When it comes to protecting our children from sexual predators, Cordelia Anderson finds the traditional "stranger danger" methods to be off-base. "It's ridiculous to focus all our safety tips on strangers when most of it is perpetrated by someone they know, and maybe also love and trust," said Anderson, a Minneapolis-based consultant who specializes in training on how to prevent violence toward children, and is chair of the National Coalition to Prevent Child Sexual Exploitation.

Talk about it: For many parents, it's one of the least comfortable discussion topics to bring up with their children. But current estimates are that one in four girls and one in six boys will experience some form of sexual abuse during their childhoods. "Kids need to know it's not about who the person is, but what the person does. No adult is beyond reproach. No adult should be taking sexual pictures or asking them to trade sex acts for treats or attention. There should be no secret they keep with an adult in a position of authority ... that other key adults in their lives don't know about," Anderson said.

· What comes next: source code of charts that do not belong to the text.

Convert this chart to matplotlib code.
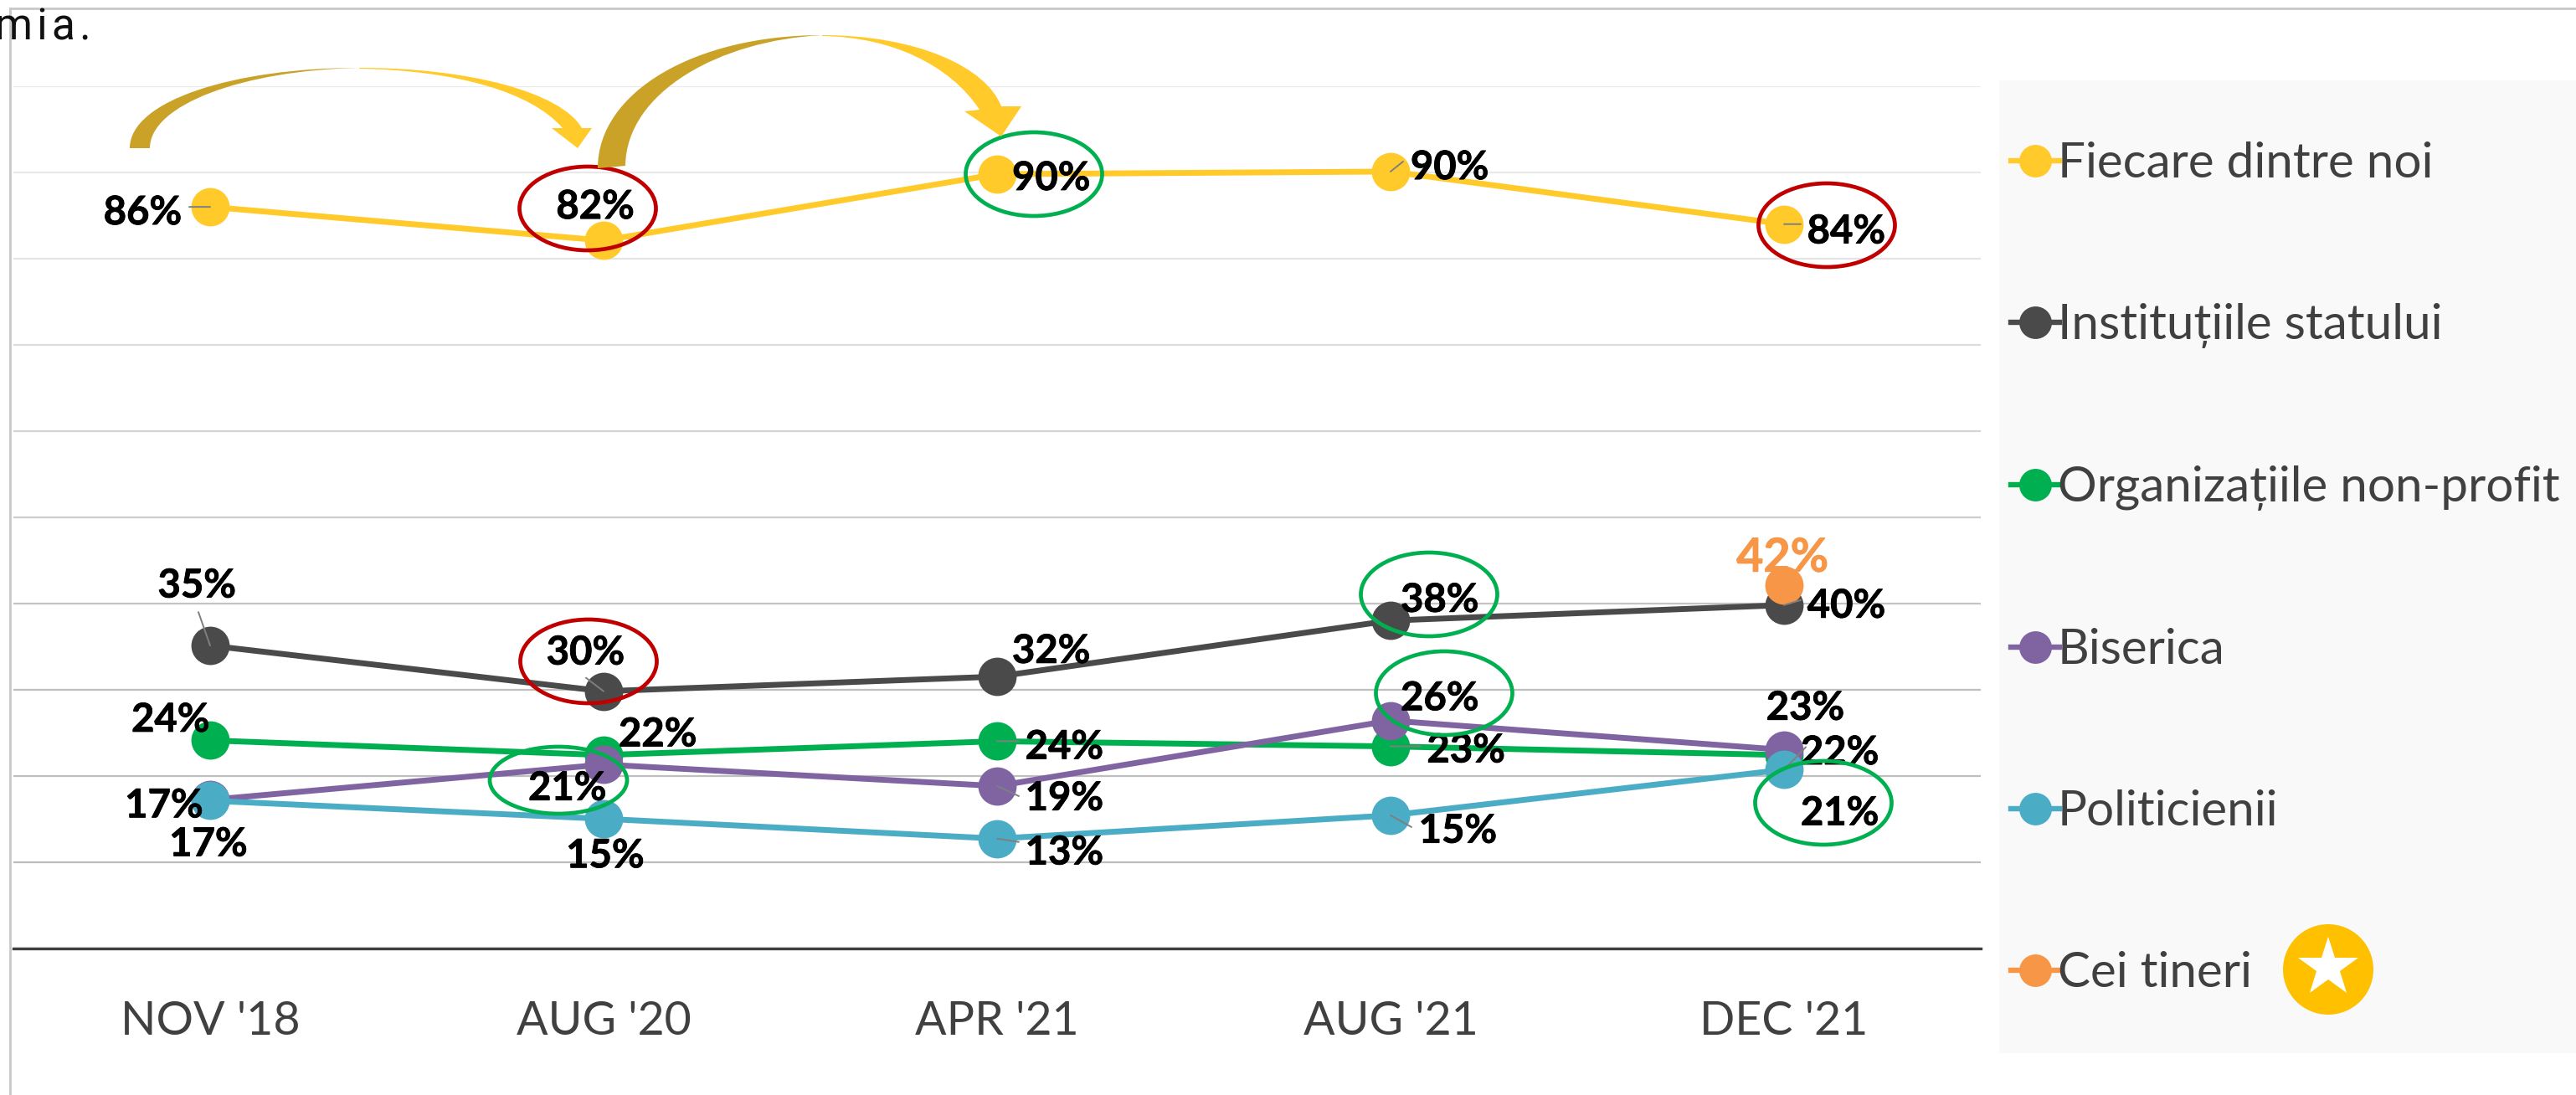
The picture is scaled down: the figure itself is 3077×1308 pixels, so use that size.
import matplotlib
matplotlib.use("Agg")
import matplotlib.pyplot as plt
import matplotlib.patheffects as pe
from matplotlib.lines import Line2D
from matplotlib.patches import Ellipse, PathPatch, Rectangle, Circle
from matplotlib.path import Path

W, H = 3077, 1308
plt.rcParams['font.family'] = ['Lato', 'DejaVu Sans']

categories = ["NOV '18", "AUG '20", "APR '21", "AUG '21", "DEC '21"]
fiecare = [86.0, 82.1, 89.8, 90.1, 84.0]
institutii = [35.1, 29.8, 31.5, 38.0, 39.8]
organizatii = [24.1, 22.4, 24.0, 23.4, 22.4]
biserica = [17.2, 21.3, 18.8, 26.4, 23.0]
politicieni = [17.1, 15.0, 12.7, 15.4, 20.7]
tineri = [None, None, None, None, 42.1]
names = ["Fiecare dintre noi", "Instituțiile statului", "Organizațiile non-profit",
         "Biserica", "Politicienii", "Cei tineri"]
colors = ["#FFCA2A", "#4A4A4A", "#00B050", "#8064A2", "#4BACC6", "#F79646"]
all_series = [fiecare, institutii, organizatii, biserica, politicieni, tineri]

# label offsets from each point, in pixels (dx right, dy up)
S = 1.962
label_off = [
    [(-41, -2), (-5, 22), (33, -1), (36, 4), (38, -3)],
    [(-8, 38), (-11, 25), (33, 17), (30, 14), (38, 1)],
    [(-24, 14), (33, 14), (41, -2), (46, -1), (34, 3)],
    [(-28, -2), (-22, -13), (41, -6), (30, 15), (13, 27)],
    [(-1, -25), (1, -21), (41, -7), (41, -8), (34, -25)],
    [None, None, None, None, (-1, 18)],
]
# short grey leader lines: series, category, end offset in pixels (dx right, dy up)
leaders = [(0, 0, -25, 0), (0, 3, 15, 12), (0, 4, 20, 0), (1, 0, -14, 40), (1, 1, -21, 16),
           (1, 4, 20, 6), (2, 2, 26, 0), (2, 3, 36, 0), (3, 2, 26, -12), (4, 2, 26, -4),
           (4, 3, 25, -14), (4, 4, 26, 27)]

fig = plt.figure(figsize=(W / 100, H / 100), dpi=100, facecolor="white")

# legend panel
fig.add_artist(Rectangle((2388 / W, 1 - 1258 / H), (W - 2388) / W, (1258 - 96) / H,
                         transform=fig.transFigure, fc="#F9F9F9", ec="none", zorder=-5))

ax = fig.add_axes([16 / W, 1 - 1132.5 / H, (2366 - 16) / W, (1132.5 - 103) / H])
ax.set_facecolor("none")
ax.set_xlim(-0.5, 4.5)
ax.set_ylim(0, 100)
ax.set_yticks(range(0, 101, 10))
ax.set_yticklabels([])
ax.set_xticks(range(5))
ax.set_xticklabels(categories, fontsize=40, color="#404040")
ax.tick_params(length=0, pad=45)
for s in ["top", "left", "right"]:
    ax.spines[s].set_visible(False)
ax.spines["bottom"].set_color("#404040")
ax.spines["bottom"].set_linewidth(2.4)
ax.set_axisbelow(True)
ax.grid(axis="y", linewidth=1.6)
grid_cols = ["#404040", "#BDBDBD", "#BFBFBF", "#BFBFBF", "#C4C4C4", "#CCCCCC",
             "#D4D4D4", "#DCDCDC", "#E4E4E4", "#E9E9E9", "#EBEBEB"]
for gl, c in zip(ax.get_ygridlines(), grid_cols):
    gl.set_color(c)

handles = []
for i, (vals, name, col) in enumerate(zip(all_series, names, colors)):
    xs = [k for k, v in enumerate(vals) if v is not None]
    ys = [vals[k] for k in xs]
    ax.plot(xs, ys, color=col, lw=5, marker="o", ms=33, mew=0, zorder=3 + i * 0.1,
            solid_capstyle="round", clip_on=False)
    handles.append(Line2D([0], [0], color=col, lw=4.6, marker="o", ms=28, mew=0))

for si, ci, dx, dy in leaders:
    ax.annotate("", xy=(ci, all_series[si][ci]), xytext=(dx, dy), textcoords="offset pixels",
                arrowprops=dict(arrowstyle="-", color="#7F7F7F", lw=1.4, shrinkA=0, shrinkB=0),
                zorder=4)

for vals, offs, col in zip(all_series, label_off, colors):
    for k, v in enumerate(vals):
        if v is None:
            continue
        orange = col == "#F79646"
        tc = col if orange else "black"
        t = ax.annotate(f"{round(v)}%", xy=(k, v),
                        xytext=(offs[k][0] * S, offs[k][1] * S - 3), textcoords="offset pixels",
                        ha="center", va="center", fontweight="bold",
                        fontsize=40 if orange else 34, color=tc, zorder=5)
        t.set_path_effects([pe.withStroke(linewidth=0.6, foreground=tc)])

ax.legend(handles, names, loc="upper left", bbox_to_anchor=(2402 / W, 1 - 169 / H),
          bbox_transform=fig.transFigure, frameon=False, fontsize=42, labelcolor="#404040",
          handlelength=0.99, handletextpad=-0.03, labelspacing=2.40, borderpad=0, borderaxespad=0)

# overlay in pixel coordinates for annotation shapes
ov = fig.add_axes([0, 0, 1, 1], zorder=10)
ov.set_xlim(0, W)
ov.set_ylim(H, 0)
ov.axis("off")
ov.patch.set_alpha(0)

ov.add_line(Line2D([12, W], [10, 10], color="#C8C8C8", lw=2))
ov.add_line(Line2D([12, 12], [10, H], color="#C8C8C8", lw=2))

RED, GREEN = "#C00000", "#00B050"
ellipses = [(702, 249, 163, 100, RED), (1235, 208, 163, 100, GREEN), (2182, 269, 163, 100, RED),
            (1707, 710, 163, 100, GREEN), (703, 790, 163, 100, RED), (1725, 828, 163, 100, GREEN),
            (667, 932, 164, 80, GREEN), (2178, 959, 163, 100, GREEN)]
for cx, cy, w, h, c in ellipses:
    ov.add_patch(Ellipse((cx, cy), w, h, fc="none", ec=c, lw=3.4))

C4, L, M = Path.CURVE4, Path.LINETO, Path.MOVETO
GOLD, YEL = "#C9A227", "#FFCA2A"
def shape(verts, codes, col):
    ov.add_patch(PathPatch(Path(verts + [verts[0]], codes + [Path.CLOSEPOLY]), fc=col, ec="none"))

shape([(155, 177), (155, 120), (280, 81), (429, 81), (290, 84), (179, 125), (179, 177)],
      [M, C4, C4, C4, C4, C4, C4], GOLD)
shape([(429, 81), (560, 81), (670, 110), (695, 153), (707, 153), (690, 177), (659, 153), (672, 153),
       (635, 110), (545, 84), (429, 82)],
      [M, C4, C4, C4, L, L, L, L, C4, C4, C4], YEL)
shape([(714, 201), (714, 110), (830, 42), (982, 42), (860, 48), (748, 110), (747, 198)],
      [M, C4, C4, C4, C4, C4, C4], GOLD)
shape([(982, 42), (1095, 42), (1178, 80), (1196, 127), (1220, 127), (1196, 163), (1152, 133), (1170, 131),
       (1135, 78), (1065, 44), (982, 43)],
      [M, C4, C4, C4, L, L, L, L, C4, C4, C4], YEL)

# star badge
ov.add_patch(Circle((2781, 1158), 54, fc="#FFC000", ec="none"))
ov.plot([2781], [1156], marker="*", ms=54, mfc="white", mec="white", mew=0)

fig.text(-6 / W, 1 - 48 / H, "m\u200ai\u200aa\u200a.", fontsize=37, color="#111111",
         family=["Roboto", "DejaVu Sans"], va="baseline", ha="left", zorder=20)

fig.savefig("out.png", dpi=100, facecolor="white")
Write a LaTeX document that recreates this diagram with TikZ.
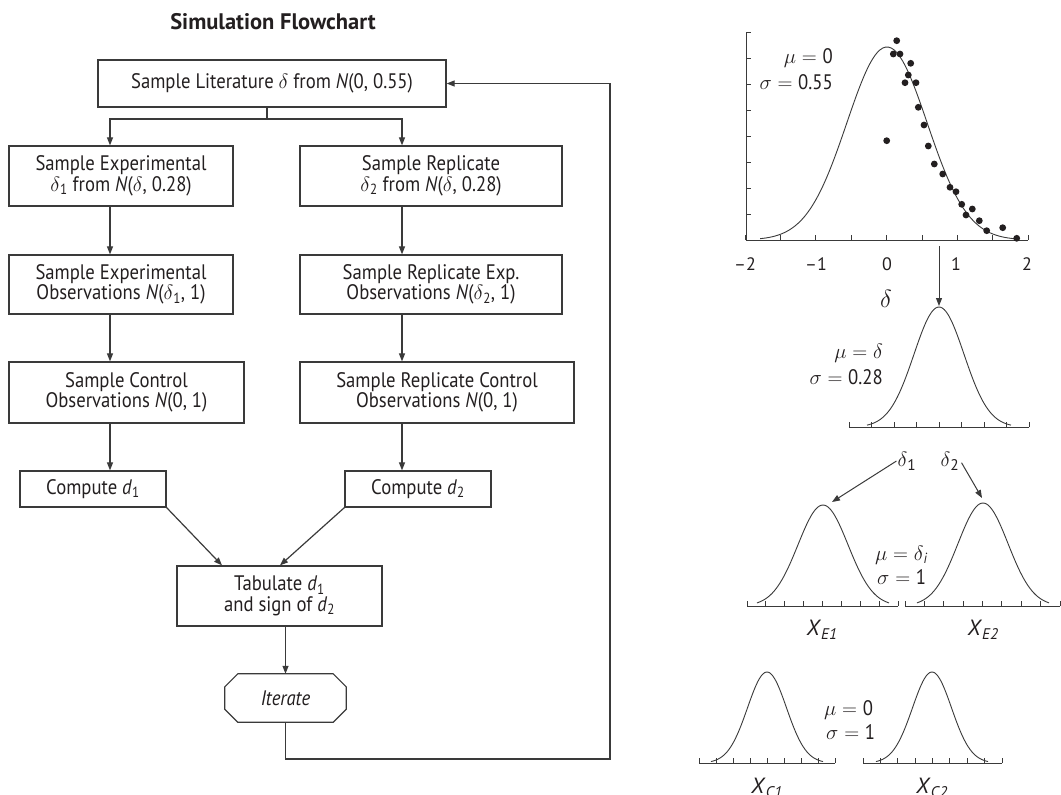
\documentclass[tikz,border=0pt]{standalone}
\usepackage{fontspec}
\setmainfont{PT Sans}[FakeStretch=0.89]
\newfontfamily\plainfont{PT Sans}[Ligatures=TeX]
\usetikzlibrary{arrows.meta}
\definecolor{lc}{HTML}{3A3A3A}
\definecolor{tc}{HTML}{231F20}
\newcommand{\mysub}[1]{\textsubscript{#1}}
\newcommand{\bellcurve}[5]{%
  \draw[curve] plot[domain=-#5:#5, samples=70, smooth] ({#1+\x},{#2-#3*exp(-(\x*\x)/(2*#4*#4))});}
\newcommand{\tickrow}[3]{%
  \draw[axis] (#1,#3) -- (#2,#3);
  \foreach \k in {0,...,8} \draw[axis] ({#1+(#2-#1)*\k/8},#3) -- ++(0,-5);}
\begin{document}
\begin{tikzpicture}[x=1pt,y=-1pt,
  box/.style={draw=lc, line width=1.3pt, align=center, inner sep=0pt, text=tc,
    font=\fontsize{21}{20.5}\selectfont},
  arr/.style={draw=lc, line width=1.2pt, -{Triangle[length=8pt,width=6pt]}},
  ln/.style={draw=lc, line width=1.2pt},
  curve/.style={draw=lc, line width=0.9pt},
  axis/.style={draw=lc, line width=1pt},
  lab/.style={text=tc, inner sep=1pt, font=\plainfont\fontsize{18}{21}\selectfont},
  eq/.style={text=tc, inner sep=1pt, font=\fontsize{21}{22}\selectfont},
  big/.style={text=tc, inner sep=1pt, font=\plainfont\fontsize{22}{24}\selectfont},
  dot/.style={fill=tc}]
\useasboundingbox (0,0) rectangle (1061,795);

% ---------- flowchart ----------
\node[text=tc, font=\plainfont\fontsize{22.5}{26}\selectfont\bfseries] (title) at (273,22) {Simulation Flowchart};

\node[box, minimum width=348pt, minimum height=47pt] (b1) at (272,83.5)
  {Sample Literature $\delta$ from \textit{N}(0, 0.55)};
\node[box, minimum width=224pt, minimum height=60pt] (b2L) at (121,176)
  {Sample Experimental\\$\delta$\mysub{1} from \textit{N}($\delta$, 0.28)};
\node[box, minimum width=262pt, minimum height=60pt] (b2R) at (431,176)
  {Sample Replicate\\$\delta$\mysub{2} from \textit{N}($\delta$, 0.28)};
\node[box, minimum width=224pt, minimum height=59pt] (b3L) at (121,284.5)
  {Sample Experimental\\Observations \textit{N}($\delta$\mysub{1}, 1)};
\node[box, minimum width=262pt, minimum height=59pt] (b3R) at (431,284.5)
  {Sample Replicate Exp.\\Observations \textit{N}($\delta$\mysub{2}, 1)};
\node[box, minimum width=235pt, minimum height=61pt] (b4L) at (126.5,392.5)
  {Sample Control\\Observations \textit{N}(0, 1)};
\node[box, minimum width=274pt, minimum height=61pt] (b4R) at (437,392.5)
  {Sample Replicate Control\\Observations \textit{N}(0, 1)};
\node[box, minimum width=146pt, minimum height=36pt] (b5L) at (93,489)
  {Compute \textit{d}\mysub{1}};
\node[box, minimum width=146pt, minimum height=36pt] (b5R) at (418,489)
  {Compute \textit{d}\mysub{2}};
\node[box, minimum width=205pt, minimum height=60pt] (b6) at (279.5,596)
  {Tabulate \textit{d}\mysub{1}\\and sign of \textit{d}\mysub{2}};
\node[inner sep=0pt, minimum width=121pt, minimum height=48pt, text=tc,
  font=\fontsize{21}{20.5}\selectfont\itshape] (iter) at (285.5,698) {Iterate};
\draw[ln] ([xshift=13pt]iter.north west) -- ([xshift=-13pt]iter.north east)
  -- ([yshift=-13pt]iter.north east) -- ([yshift=13pt]iter.south east)
  -- ([xshift=-13pt]iter.south east) -- ([xshift=13pt]iter.south west)
  -- ([yshift=13pt]iter.south west) -- ([yshift=-13pt]iter.north west) -- cycle;

\coordinate (cL) at (110,0);
\coordinate (cR) at (402,0);
\coordinate (br) at (267,119);
\coordinate (loop) at (610,759);

\draw[ln] (b1.south -| br) -- (br);
\draw[arr] (br) -| (b2L.north -| cL);
\draw[arr] (br) -| (b2R.north -| cR);
\draw[arr] (b2L.south -| cL) -- (b3L.north -| cL);
\draw[arr] (b3L.south -| cL) -- (b4L.north -| cL);
\draw[arr] (b4L.south -| cL) -- (b5L.north -| cL);
\draw[arr] (b2R.south -| cR) -- (b3R.north -| cR);
\draw[arr] (b3R.south -| cR) -- (b4R.north -| cR);
\draw[arr] (b4R.south -| cR) -- (b5R.north -| cR);
\draw[arr] (b5L.south east) -- ([xshift=-57.5pt]b6.north);
\draw[arr] (b5R.south west) -- ([xshift=0.5pt]b6.north);
\draw[arr] (b6.south -| iter.north) -- (iter.north);
\draw[arr] (iter.south) |- (loop) |- (b1.east);

% ---------- top plot ----------
\draw[axis] (746,33) -- (746,240) -- (1028,240);
\foreach \k in {1,...,8} \draw[axis] (746,{240-25.9*\k}) -- ++(5,0);
\foreach \k in {0,...,8} \draw[axis] ({745+35.4*\k},240) -- ++(0,-5);
\draw[curve] plot[domain=-1.8:1.8, samples=90, smooth]
  ({887+70.5*\x},{240-193*exp(-(\x*\x)/(2*0.57*0.57))});
\foreach \px/\py in {896.7/40.7, 893.3/54, 900/54, 910.7/63.3, 908.3/75, 905/82.7,
  916/82.7, 918.3/107.3, 924/125, 928.3/146, 934.3/164, 942.7/174, 950/187.3,
  956/191.7, 961.7/204.3, 966/215, 972.3/209, 979.3/220.7, 986.7/230.7,
  1002.7/227.7, 1016.7/238.3, 886.7/140.7}
  \fill[dot] (\px,\py) circle (3.4pt);
\foreach \v/\xx [count=\i] in {–2/745, –1/816, 0/887, 1/956, 2/1027}
  \node[lab] (tk\i) at (\xx,264) {\v};
\node[eq, anchor=east] (m1) at (834,58) {$\mu = {}$0};
\node[eq, anchor=east] (s1) at (834,82) {$\sigma = {}$0.55};
\node[text=tc, inner sep=1pt, font=\fontsize{27}{28}\selectfont] (dlab) at (886,299) {$\delta$};

% ---------- second plot ----------
\tickrow{849}{1029}{427}
\bellcurve{939}{427}{120}{25}{72}
\coordinate (a1s) at (939,246);
\coordinate (p2top) at (939,306);
\draw[arr, line width=1pt] (a1s) -- (p2top);
\node[eq, anchor=east] (m2) at (884,353) {$\mu = \delta$};
\node[eq, anchor=east] (s2) at (884,377) {$\sigma = {}$0.28};

% ---------- third row ----------
\tickrow{747}{898}{606}
\tickrow{905}{1060}{606}
\bellcurve{823}{606}{101}{25}{66}
\bellcurve{983}{606}{103}{25}{66}
\node[big] (d1) at (907,461) {$\delta$\mysub{1}};
\node[big] (d2) at (950,461) {$\delta$\mysub{2}};
\coordinate (p3L) at (832,502);
\coordinate (p3R) at (982,498);
\draw[arr, line width=1pt] (d1.west) -- (p3L);
\draw[arr, line width=1pt, shorten <=2pt] (d2.east) -- (p3R);
\node[eq, anchor=west] (m3) at (874,555) {$\mu = \delta$\mysub{\textit{i}}};
\node[eq, anchor=west] (s3) at (876,577) {$\sigma = {}$1};
\node[big] (xe1) at (822,630) {\textit{X}\mysub{\textit{E1}}};
\node[big] (xe2) at (983,630) {\textit{X}\mysub{\textit{E2}}};

% ---------- fourth row ----------
\tickrow{699}{835}{763}
\tickrow{863}{1002}{763}
\bellcurve{767}{763}{91}{19.5}{56}
\bellcurve{932}{763}{91}{19.5}{56}
\node[eq, anchor=west] (m4) at (823,710) {$\mu = {}$0};
\node[eq, anchor=west] (s4) at (825,732) {$\sigma = {}$1};
\node[big] (xc1) at (767,788) {\textit{X}\mysub{\textit{C1}}};
\node[big] (xc2) at (932,788) {\textit{X}\mysub{\textit{C2}}};
\end{tikzpicture}
\end{document}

How to talk about it: While conversations obviously have to be calibrated to a child's age, "having them regularly makes it easier," she said. "Ask them what they think about cases in the news, or about degrading lyrics in a particular song. Then you can find out what kind of language they use around it [the topic of sex abuse] and what's on their minds. It's OK to say, 'You know, this is a bit hard for me because when I was a kid we just didn't talk about this kind of thing, but now we hear about it a lot and I'd like to talk about it with you.'"

Combat secrecy: Despite all the education and exposure that sex-abuse issues have received over the past generation, it's still very difficult for adults to contemplate reporting on a work colleague, friend or family member whom they suspect of child abuse, Anderson said. "It may be hard to conceive of someone as being brilliant or lovable but also harming children. But bystanders have to resist the 'nots' -- not my problem, not my responsibilty -- and go against the norm, which is still secrecy and avoidance."